--- Start of Data provided ---
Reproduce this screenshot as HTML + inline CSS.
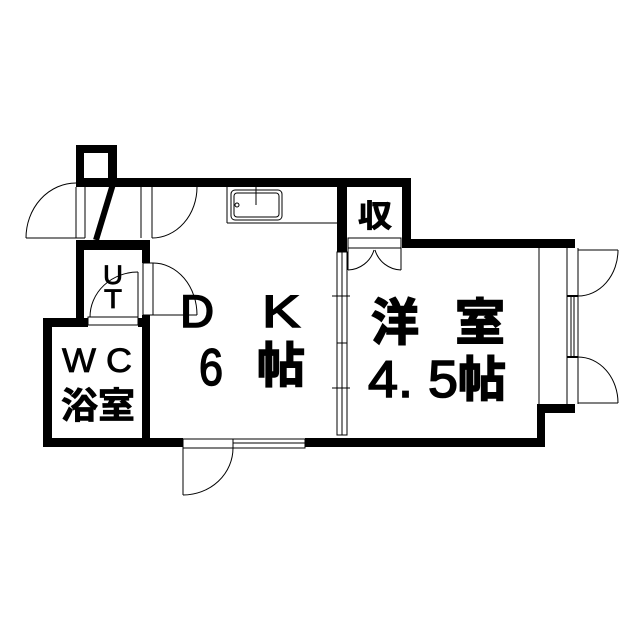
<!DOCTYPE html>
<html><head><meta charset="utf-8"><style>
html,body{margin:0;padding:0;background:#fff;}
svg{display:block;}
text{font-family:"Liberation Sans","Noto Sans CJK JP",sans-serif;fill:#000;}
.b{stroke:#000;stroke-width:1.6;}
.m{stroke:#000;stroke-width:0.8;}
</style></head><body>
<svg width="640" height="640" viewBox="0 0 640 640" xmlns="http://www.w3.org/2000/svg">
<g fill="#000">
  <path d="M76 145H117V187H76Z M84 153V178H108V153Z" fill-rule="evenodd"/>
  <rect x="108" y="178" width="303" height="9"/>
  <rect x="338" y="178" width="9" height="72"/>
  <rect x="402" y="178" width="9" height="70"/>
  <rect x="402" y="239" width="173" height="9"/>
  <rect x="537" y="404" width="38" height="9"/>
  <rect x="537" y="404" width="8" height="43"/>
  <rect x="43" y="438" width="140" height="9"/>
  <rect x="305" y="438" width="240" height="9"/>
  <rect x="76" y="240" width="74" height="10"/>
  <rect x="76" y="240" width="8" height="80"/>
  <rect x="142" y="240" width="8" height="23"/>
  <rect x="142" y="315" width="8" height="10"/>
  <rect x="43" y="318" width="9" height="129"/>
  <rect x="43" y="318" width="45" height="9"/>
  <rect x="138" y="318" width="12" height="9"/>
  <rect x="142" y="318" width="8" height="129"/>
  <rect x="337" y="187" width="10" height="65"/>
</g>
<g fill="none" stroke="#000" stroke-width="1">
  <line x1="113" y1="184" x2="96" y2="240" stroke-width="6"/>
  <line x1="76" y1="187" x2="76" y2="238"/>
  <line x1="85" y1="187" x2="85" y2="238"/>
  <line x1="26" y1="238" x2="85" y2="238"/>
  <path d="M26 238 A50 55 0 0 1 76 183"/>
  <line x1="141" y1="187" x2="141" y2="238"/>
  <line x1="152" y1="187" x2="152" y2="238"/>
  <path d="M152 238 A45 51 0 0 0 197 187"/>
  <rect x="143" y="263" width="10" height="52"/>
  <line x1="153" y1="315" x2="197" y2="315"/>
  <path d="M153 263 A44 52 0 0 1 197 315"/>
  <rect x="88" y="317" width="50" height="8"/>
  <line x1="138" y1="272" x2="138" y2="317"/>
  <path d="M90 317 A48 45 0 0 1 138 272"/>
  <line x1="227" y1="187" x2="227" y2="223"/>
  <line x1="227" y1="223" x2="337" y2="223"/>
  <rect x="231" y="190" width="51" height="30" rx="4"/>
  <rect x="234" y="193" width="45" height="24" rx="3"/>
  <line x1="256" y1="187" x2="256" y2="205"/>
  <circle cx="237" cy="205" r="2"/>
  <rect x="337" y="252" width="10" height="183"/>
  <line x1="342" y1="252" x2="342" y2="435"/>
  <line x1="332" y1="296" x2="350" y2="296"/>
  <line x1="332" y1="388" x2="350" y2="388"/>
  <line x1="337" y1="343" x2="347" y2="343"/>
  <rect x="348" y="238" width="53" height="10"/>
  <path d="M348 270 A28 28 0 0 0 374 250"/>
  <path d="M401 270 A28 28 0 0 1 375 250"/>
  <line x1="348" y1="248" x2="348" y2="270"/>
  <line x1="401" y1="248" x2="401" y2="270"/>
  <line x1="539" y1="248" x2="539" y2="404"/>
  <line x1="567" y1="248" x2="567" y2="404"/>
  <line x1="578" y1="248" x2="578" y2="404"/>
  <line x1="571" y1="296" x2="571" y2="357"/>
  <line x1="574" y1="296" x2="574" y2="357"/>
  <line x1="567" y1="296" x2="578" y2="296" stroke-width="2"/>
  <line x1="567" y1="357" x2="578" y2="357" stroke-width="2"/>
  <line x1="578" y1="250" x2="618" y2="250"/>
  <path d="M618 250 A40 46 0 0 1 578 296"/>
  <line x1="578" y1="403" x2="618" y2="403"/>
  <path d="M578 357 A40 46 0 0 1 618 403"/>
  <rect x="183" y="439" width="50" height="9"/>
  <rect x="233" y="439" width="72" height="9"/>
  <line x1="233" y1="443" x2="305" y2="443"/>
  <line x1="183" y1="448" x2="183" y2="495"/>
  <path d="M183 495 A50 47 0 0 0 233 448"/>
</g>
<text class="b" x="180" y="327" font-size="45" textLength="34" lengthAdjust="spacingAndGlyphs">D</text>
<text class="b" x="262" y="327" font-size="45" textLength="38" lengthAdjust="spacingAndGlyphs">K</text>
<text class="b" x="199" y="385" font-size="52" textLength="24" lengthAdjust="spacingAndGlyphs">6</text>
<text class="b" x="257" y="382" font-size="48" font-weight="bold" textLength="48" lengthAdjust="spacingAndGlyphs">帖</text>
<text class="b" x="371" y="340" font-size="50" font-weight="bold" textLength="48" lengthAdjust="spacingAndGlyphs">洋</text>
<text class="b" x="455" y="340" font-size="50" font-weight="bold" textLength="50" lengthAdjust="spacingAndGlyphs">室</text>
<text class="b" x="368" y="397" font-size="52" textLength="90" lengthAdjust="spacingAndGlyphs">4. 5</text>
<text class="b" x="458" y="396" font-size="48" font-weight="bold" textLength="48" lengthAdjust="spacingAndGlyphs">帖</text>
<text class="m" x="62" y="372" font-size="34" textLength="70" lengthAdjust="spacingAndGlyphs">W C</text>
<text class="m" x="61" y="418" font-size="36" font-weight="bold" textLength="74" lengthAdjust="spacingAndGlyphs">浴室</text>
<text class="m" x="103" y="284" font-size="27" textLength="20" lengthAdjust="spacingAndGlyphs">U</text>
<text class="m" x="104" y="308" font-size="27" textLength="18" lengthAdjust="spacingAndGlyphs">T</text>
<text class="m" x="358" y="227" font-size="31" font-weight="bold" textLength="34" lengthAdjust="spacingAndGlyphs">収</text>
</svg>
</body></html>
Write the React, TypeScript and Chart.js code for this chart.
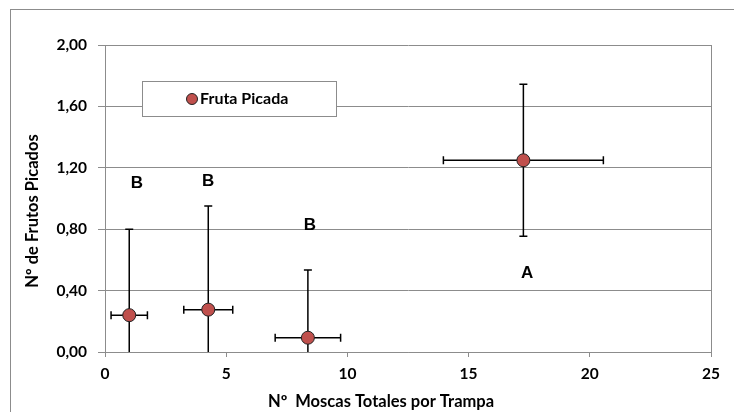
import React, { useEffect, useRef } from "react";
import { Chart, registerables } from "chart.js";

Chart.register(...registerables);

const seriesName = "Fruta Picada";
const xValues = [1.0, 4.26, 8.37, 17.26];
const yValues = [0.24, 0.276, 0.093, 1.249];
const xErrors = [0.75, 1.01, 1.35, 3.3];
const yErrors = [0.56, 0.675, 0.441, 0.495];

const letterTexts = ["B", "B", "B", "A"];
const letterX = [1.32, 4.26, 8.45, 17.41];
const letterY = [1.1, 1.11, 0.827, 0.513];

const xTitle = "Nº  Moscas Totales por Trampa";
const yTitle = "Nº de Frutos Picados";

const xMin = 0, xMax = 25, xStep = 5;
const yMin = 0, yMax = 2, yStep = 0.4;

const FONT = "Lato, 'Open Sans', sans-serif";
const GRAY = "#8c8c8c";
const MARKER = "#C0504D";

export default function App() {
  const ref = useRef<HTMLCanvasElement | null>(null);

  useEffect(() => {
    const canvas = ref.current;
    if (!canvas) return;

    const decor = {
      id: "decor",
      beforeDraw(chart: any) {
        const ctx = chart.ctx;
        ctx.save();
        ctx.fillStyle = "#fff";
        ctx.fillRect(0, 0, chart.width, chart.height);
        ctx.strokeStyle = GRAY;
        ctx.lineWidth = 1;
        ctx.strokeRect(10.5, 9.5, 900, 600);
        ctx.restore();
      },
      beforeDatasetsDraw(chart: any) {
        const ctx = chart.ctx;
        const ca = chart.chartArea;
        const xs = chart.scales.x;
        const ys = chart.scales.y;
        ctx.save();
        // right border of plot
        ctx.strokeStyle = GRAY;
        ctx.lineWidth = 1;
        ctx.beginPath();
        ctx.moveTo(Math.round(ca.right) + 0.5, ca.top);
        ctx.lineTo(Math.round(ca.right) + 0.5, ca.bottom);
        ctx.stroke();

        // legend box
        const lx = ca.left + 37, ly = ca.top + 36, lw = 194, lh = 35;
        ctx.fillStyle = "#fff";
        ctx.fillRect(lx, ly, lw, lh);
        ctx.strokeStyle = GRAY;
        ctx.strokeRect(Math.round(lx) + 0.5, Math.round(ly) + 0.5, lw, lh);
        ctx.beginPath();
        ctx.arc(lx + 50, ly + 18, 5.5, 0, Math.PI * 2);
        ctx.fillStyle = MARKER;
        ctx.fill();
        ctx.strokeStyle = "#222";
        ctx.lineWidth = 1;
        ctx.stroke();
        ctx.fillStyle = "#000";
        ctx.font = `bold 16px ${FONT}`;
        ctx.textAlign = "left";
        ctx.textBaseline = "middle";
        ctx.fillText(seriesName, lx + 58, ly + 18);

        // error bars
        ctx.strokeStyle = "#000";
        ctx.lineWidth = 1.5;
        const cap = 4;
        for (let i = 0; i < xValues.length; i++) {
          const px = xs.getPixelForValue(xValues[i]);
          const py = ys.getPixelForValue(yValues[i]);
          const x1 = xs.getPixelForValue(Math.max(xMin, xValues[i] - xErrors[i]));
          const x2 = xs.getPixelForValue(xValues[i] + xErrors[i]);
          const lowY = yValues[i] - yErrors[i];
          const y1 = ys.getPixelForValue(Math.max(yMin, lowY));
          const y2 = ys.getPixelForValue(yValues[i] + yErrors[i]);
          ctx.beginPath();
          ctx.moveTo(x1, py); ctx.lineTo(x2, py);
          ctx.moveTo(x1, py - cap); ctx.lineTo(x1, py + cap);
          ctx.moveTo(x2, py - cap); ctx.lineTo(x2, py + cap);
          ctx.moveTo(px, y1); ctx.lineTo(px, y2);
          ctx.moveTo(px - cap, y2); ctx.lineTo(px + cap, y2);
          if (lowY >= yMin) {
            ctx.moveTo(px - cap, y1); ctx.lineTo(px + cap, y1);
          }
          ctx.stroke();
        }

        // letters
        ctx.fillStyle = "#000";
        ctx.font = `bold 17px 'Liberation Sans', Arial, sans-serif`;
        ctx.textAlign = "center";
        ctx.textBaseline = "middle";
        for (let i = 0; i < letterTexts.length; i++) {
          ctx.fillText(letterTexts[i], xs.getPixelForValue(letterX[i]), ys.getPixelForValue(letterY[i]));
        }
        ctx.restore();
      },
      afterDraw(chart: any) {
        const ctx = chart.ctx;
        ctx.save();
        ctx.fillStyle = "#000";
        ctx.font = `bold 16.5px ${FONT}`;
        ctx.textAlign = "center";
        ctx.textBaseline = "middle";
        ctx.fillText(xTitle, 381, 402);
        ctx.translate(33, 211);
        ctx.rotate(-Math.PI / 2);
        ctx.fillText(yTitle, 0, 0);
        ctx.restore();
      },
    };

    const chart = new Chart(canvas, {
      type: "scatter",
      data: {
        datasets: [
          {
            label: seriesName,
            data: xValues.map((x, i) => ({ x, y: yValues[i] })),
            backgroundColor: MARKER,
            borderColor: "#222",
            borderWidth: 1,
            pointRadius: 6.5,
            pointHoverRadius: 6.5,
          },
        ],
      },
      options: {
        animation: false,
        responsive: true,
        maintainAspectRatio: false,
        layout: { padding: { top: 45, right: 23, left: 0, bottom: 0 } },
        plugins: { legend: { display: false }, tooltip: { enabled: false } },
        scales: {
          x: {
            type: "linear",
            min: xMin,
            max: xMax,
            afterFit: (s: any) => { s.height = 60; },
            ticks: {
              stepSize: xStep,
              color: "#000",
              padding: 8,
              maxRotation: 0,
              font: { family: FONT, size: 15.5, weight: "bold" },
            },
            grid: { drawOnChartArea: false, drawTicks: true, tickLength: 5, color: GRAY, lineWidth: 1 },
            border: { color: GRAY, width: 1 },
          },
          y: {
            type: "linear",
            min: yMin,
            max: yMax,
            afterFit: (s: any) => { s.width = 105; },
            ticks: {
              stepSize: yStep,
              color: "#000",
              padding: 11,
              font: { family: FONT, size: 15.5, weight: "bold" },
              callback: (v: any) => Number(v).toFixed(2).replace(".", ","),
            },
            grid: { drawTicks: true, tickLength: 7, color: GRAY, lineWidth: 1 },
            border: { color: GRAY, width: 1 },
          },
        },
      },
      plugins: [decor],
    });
    return () => chart.destroy();
  }, []);

  return (
    <div style={{ position: "fixed", left: 0, top: 0, width: 734, height: 412 }}>
      <canvas ref={ref} />
    </div>
  );
}
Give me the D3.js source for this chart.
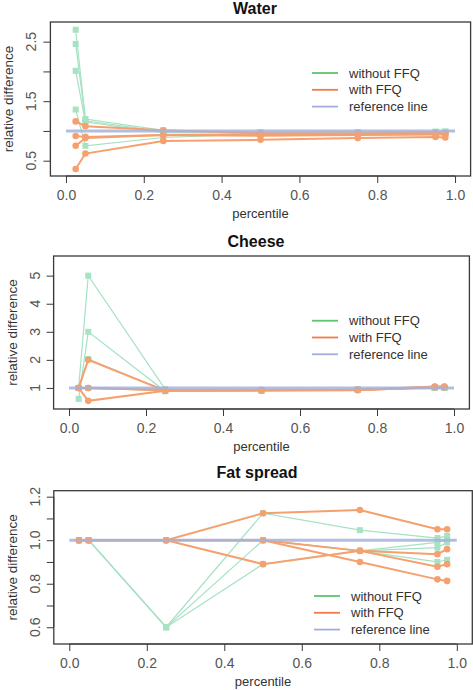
--- End of Data provided ---
> **Written problem**
Check each line above for "this" and return the ones that have it.

> **Result of the task**
Reproduce this screenshot as HTML + inline CSS.
Write the React, TypeScript and Chart.js code for this chart.
Give me the D3.js source for this chart.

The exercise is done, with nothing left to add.